• **DATASET EXCERPT**
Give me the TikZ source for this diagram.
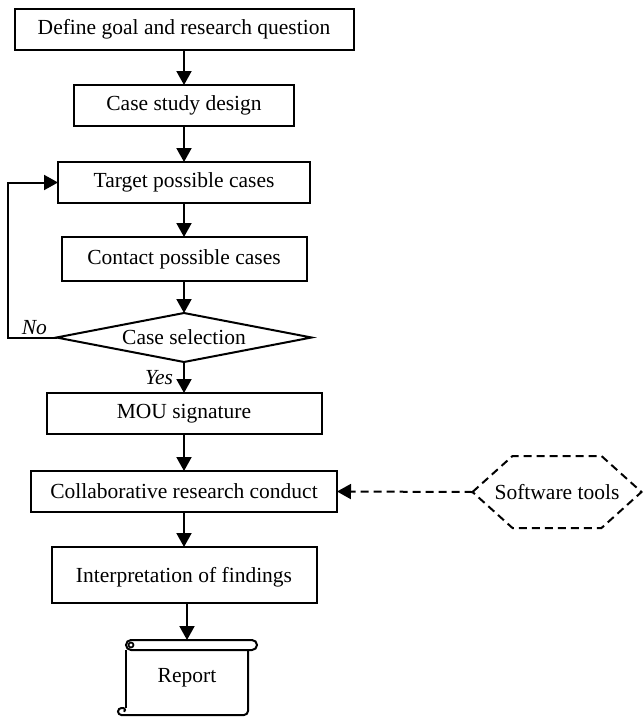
\documentclass[tikz,border=0pt]{standalone}
\usepackage{fontspec}
\setmainfont{Liberation Serif}
\usepackage{tikz}
\usetikzlibrary{arrows.meta, positioning, shapes, calc}

\begin{document}
\begin{tikzpicture}[x=1pt, y=1pt,
    font=\fontsize{21.5}{26}\selectfont,
    stagebox/.style={draw, line width=2pt, minimum height=41pt, inner sep=0pt, outer sep=0pt},
    flow/.style={line width=2pt, -{Triangle[length=14pt, width=15pt]}},
    dashflow/.style={flow, dash pattern=on 8pt off 5pt}]
    \useasboundingbox (0,0) rectangle (644,-717);
    % stages of the study, top to bottom
    \node[stagebox, minimum width=339pt] (goal)    at (184,-29.5)  {Define goal and research question};
    \node[stagebox, minimum width=220pt] (design)  at (184,-105.5) {Case study design};
    \node[stagebox, minimum width=252pt] (target)  at (184,-182.5) {Target possible cases};
    \node[stagebox, minimum width=245pt, minimum height=44pt] (contact) at (184,-259) {Contact possible cases};
    \node[draw, diamond, aspect=5.2, line width=2pt, inner sep=0pt, outer sep=0pt,
          minimum width=255pt, minimum height=49pt] (select) at (184,-337.5) {Case selection};
    \node[stagebox, minimum width=275pt] (mou)     at (184,-413.5) {MOU signature};
    \node[stagebox, minimum width=306pt] (collab)  at (184,-491.5) {Collaborative research conduct};
    \node[stagebox, minimum width=265pt, minimum height=56pt, text depth=0pt] (interp) at (184,-575) {Interpretation of findings};
    \node[minimum width=122pt, minimum height=75pt, inner sep=0pt, outer sep=0pt] (report) at (187,-677.5) {Report};
    % side input
    \node[minimum width=169pt, minimum height=72pt, inner sep=0pt, outer sep=0pt] (tools) at (557,-492) {Software tools};
    \draw[line width=2pt, dash pattern=on 8pt off 5pt]
          (tools.west) -- ($(tools.north west)+(40,0)$) -- ($(tools.north east)+(-40,0)$)
          -- (tools.east) -- ($(tools.south east)+(-40,0)$) -- ($(tools.south west)+(40,0)$) -- cycle;
    % report scroll
    \draw[line width=2pt, rounded corners=5pt] (126,-640) rectangle (257,-650);
    \draw[line width=1.7pt] (131,-645) circle[radius=2.5];
    \draw[line width=2pt] (126,-650) -- (126,-708);
    \draw[line width=2pt, rounded corners=4pt] (248,-650) -- (248,-715) -- (121,-715);
    \draw[line width=2pt] (121.5,-715) arc[start angle=270, end angle=90, radius=3.5]
          -- (123,-708) arc[start angle=90, end angle=-60, radius=2];
    % connectors
    \draw[flow] (goal) -- (design);
    \draw[flow] (design) -- (target);
    \draw[flow] (target) -- (contact);
    \draw[flow] (contact) -- (select);
    \draw[flow] (select) -- node[left, inner sep=10pt] {\textit{Yes}} (mou);
    \draw[flow] (mou) -- (collab);
    \draw[flow] (collab) -- (interp);
    \draw[flow] (interp.south -| report.north) -- (report.north);
    \draw[flow] (select.west) -- ++(-49,0) node[pos=0.45, above, inner sep=2pt] {\textit{No}}
          |- (target.west);
    \draw[dashflow] (tools.west) -- (collab.east);
\end{tikzpicture}
\end{document}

• **TASK DESCRIPTION**
Set the pictures aside and transcribe the data above exactly.

• **PROBLEM SOLUTION**
Give me the TikZ source for this diagram.
\documentclass[tikz,border=0pt]{standalone}
\usepackage{fontspec}
\setmainfont{Liberation Serif}
\usepackage{tikz}
\usetikzlibrary{arrows.meta, positioning, shapes, calc}

\begin{document}
\begin{tikzpicture}[x=1pt, y=1pt,
    font=\fontsize{21.5}{26}\selectfont,
    stagebox/.style={draw, line width=2pt, minimum height=41pt, inner sep=0pt, outer sep=0pt},
    flow/.style={line width=2pt, -{Triangle[length=14pt, width=15pt]}},
    dashflow/.style={flow, dash pattern=on 8pt off 5pt}]
    \useasboundingbox (0,0) rectangle (644,-717);
    % stages of the study, top to bottom
    \node[stagebox, minimum width=339pt] (goal)    at (184,-29.5)  {Define goal and research question};
    \node[stagebox, minimum width=220pt] (design)  at (184,-105.5) {Case study design};
    \node[stagebox, minimum width=252pt] (target)  at (184,-182.5) {Target possible cases};
    \node[stagebox, minimum width=245pt, minimum height=44pt] (contact) at (184,-259) {Contact possible cases};
    \node[draw, diamond, aspect=5.2, line width=2pt, inner sep=0pt, outer sep=0pt,
          minimum width=255pt, minimum height=49pt] (select) at (184,-337.5) {Case selection};
    \node[stagebox, minimum width=275pt] (mou)     at (184,-413.5) {MOU signature};
    \node[stagebox, minimum width=306pt] (collab)  at (184,-491.5) {Collaborative research conduct};
    \node[stagebox, minimum width=265pt, minimum height=56pt, text depth=0pt] (interp) at (184,-575) {Interpretation of findings};
    \node[minimum width=122pt, minimum height=75pt, inner sep=0pt, outer sep=0pt] (report) at (187,-677.5) {Report};
    % side input
    \node[minimum width=169pt, minimum height=72pt, inner sep=0pt, outer sep=0pt] (tools) at (557,-492) {Software tools};
    \draw[line width=2pt, dash pattern=on 8pt off 5pt]
          (tools.west) -- ($(tools.north west)+(40,0)$) -- ($(tools.north east)+(-40,0)$)
          -- (tools.east) -- ($(tools.south east)+(-40,0)$) -- ($(tools.south west)+(40,0)$) -- cycle;
    % report scroll
    \draw[line width=2pt, rounded corners=5pt] (126,-640) rectangle (257,-650);
    \draw[line width=1.7pt] (131,-645) circle[radius=2.5];
    \draw[line width=2pt] (126,-650) -- (126,-708);
    \draw[line width=2pt, rounded corners=4pt] (248,-650) -- (248,-715) -- (121,-715);
    \draw[line width=2pt] (121.5,-715) arc[start angle=270, end angle=90, radius=3.5]
          -- (123,-708) arc[start angle=90, end angle=-60, radius=2];
    % connectors
    \draw[flow] (goal) -- (design);
    \draw[flow] (design) -- (target);
    \draw[flow] (target) -- (contact);
    \draw[flow] (contact) -- (select);
    \draw[flow] (select) -- node[left, inner sep=10pt] {\textit{Yes}} (mou);
    \draw[flow] (mou) -- (collab);
    \draw[flow] (collab) -- (interp);
    \draw[flow] (interp.south -| report.north) -- (report.north);
    \draw[flow] (select.west) -- ++(-49,0) node[pos=0.45, above, inner sep=2pt] {\textit{No}}
          |- (target.west);
    \draw[dashflow] (tools.west) -- (collab.east);
\end{tikzpicture}
\end{document}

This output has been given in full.